FILE PHOTO: Employees wearing masks work at a factory of the component maker SMC during a government organised tour of its facility following the outbreak of the coronavirus disease (COVID-19), in Beijing, China May 13, 2020. REUTERS/Thomas Peter

August 10, 2020

BEIJING (Reuters) – China’s factory deflation eased in July, driven by a rise in global oil prices and as industrial activity climbed back towards pre-coronavirus levels, adding to signs of recovery in the world’s second-largest economy.

The producer price index (PPI) fell 2.4% from a year earlier in July, the National Bureau of Statistics (NBS) said in a statement, compared with a 2.5% decline tipped in a Reuters poll of analysts and a 3.0% drop in June.

Analysts say China’s industrial output is steadily returning to levels seen before the pandemic paralysed huge swathes of the economy, as pent-up demand, government stimulus and surprisingly resilient exports propel a recovery.

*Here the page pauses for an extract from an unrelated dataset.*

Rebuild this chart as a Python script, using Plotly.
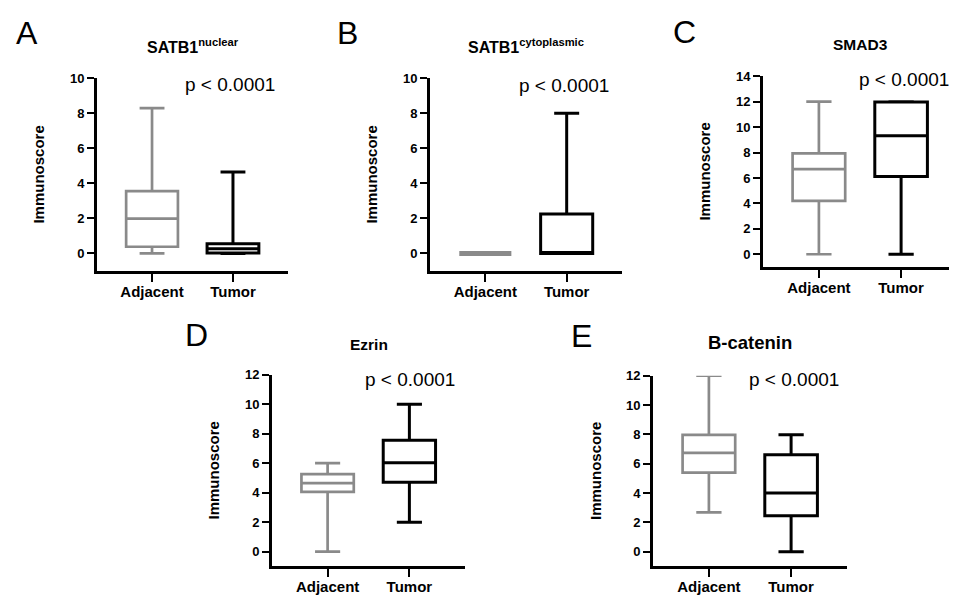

Iron ore futures prices in Dalian have rallied over 50% so far this year while prices of steel bars used in construction have jumped 12%.[IRONORE/]

But some economists warn the recovery could stall amid cautious consumer spending and a resurgence in global infections. Floods due to heavy rainfall have also disrupted production in some parts of the country in recent months.

Consumer inflation edged up in July as the bad weather pushed food prices higher.

The consumer price index (CPI) rose 2.7% from a year earlier, compared with an expected 2.6% increase and a 2.5% rise in June. Pork prices rose 85.7% on a yearly basis.

However, core inflation, which excludes food and energy costs, rose a mere 0.5% in July from a year earlier.